For decades parties to labor law have filed suit against unions and employers using Section 302 of the Labor Management Relations Act, which prohibits bribery on the parts of employers and unions. This aspect of the law has been used to bring suit against hundreds of unions and employers in federal court, including Local 876. The Sixth Circuit, however, questioned whether such suits should be allowed in the first place because the text of the law centers on criminal courts, rather than civil courts where labor law is settled.

"Nothing in [Section] 302 says that private parties may enforce the law. The relevant language imposes federal criminal penalties on parties who willfully violate the statute," the Sixth Circuit ruling says. "That is a form of relief usually enforced by the federal government, not private parties. The section about 'Penalties for violations' says nothing about civil remedies."

Union attorney Doug Korney said that revisiting Section 302 has been a hot button issue among labor lawyers and could be the vehicle that drives the Supreme Court to take up the case. He called the Sixth Circuit ruling's approach to Taft-Hartley "a novel issue."

"What makes this case so unique and different and precedent setting is the idea that Section 302 does not create a private cause of action," Korney told the Washington Free Beacon.

Korney pointed out that the Sixth Circuit panel included judges Joan Larsen and Raymond Kethledge, both of whom are on President Trump's shortlist for the Supreme Court. His clients may benefit from the strict textual approach favored by many conservative and originalist judicial philosophers.

"At base, [Section 302] is a criminal statute that makes it illegal for an employer to give anything of value," he said. "If you simply look at the text of the statute there's nothing implied about cause of action in civil court."

Attorneys for the National Right to Work Legal Defense Foundation said reversing a decades-old interpretation of labor law could upend the rights of employers, workers, and unions. Attorney Amanda Freeman said the ruling was surprising because "no other circuit to our knowledge" had questioned the ability of private plaintiffs to seek relief using Section 302. Her colleague Glenn Taubman called it a "game changer."

"This is the main statute that parties use to prevent financial improprieties from happening ... the main defense and main weapon parties have to make sure other parties are not engaged in bribery," Taubman said.

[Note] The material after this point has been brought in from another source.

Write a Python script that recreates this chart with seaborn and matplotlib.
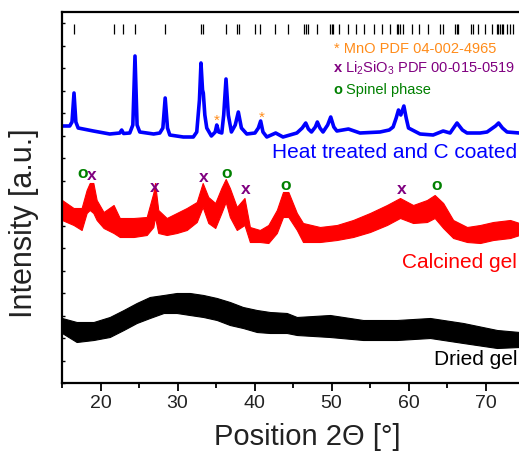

If the Supreme Court does not take up the case, the ruling would apply only to the Sixth Circuit, which is made up of Michigan, Ohio, Kentucky, and Tennessee. Workers, union officials, or employers would be unable to file private claims in federal courts and would instead have to request federal prosecutors investigate or petition the National Labor Relations Board. Freeman is hopeful they will take up the case, especially in light of the Supreme Court's Janus ruling, which forbids mandatory union fees for government workers. She said the Michigan case, though it is private sector, came about because the union was trying to hinder members from dropping out in the wake its right-to-work law. She said it is a preview of what is to come in a post-Janus world.

The Sixth Circuit ruling "is important because it impacts thousands of workers in the private sector, but it is also timely," Freeman said. "If you want to understand the aftermath of Janus, look to Michigan."

The union did not respond to request for comment.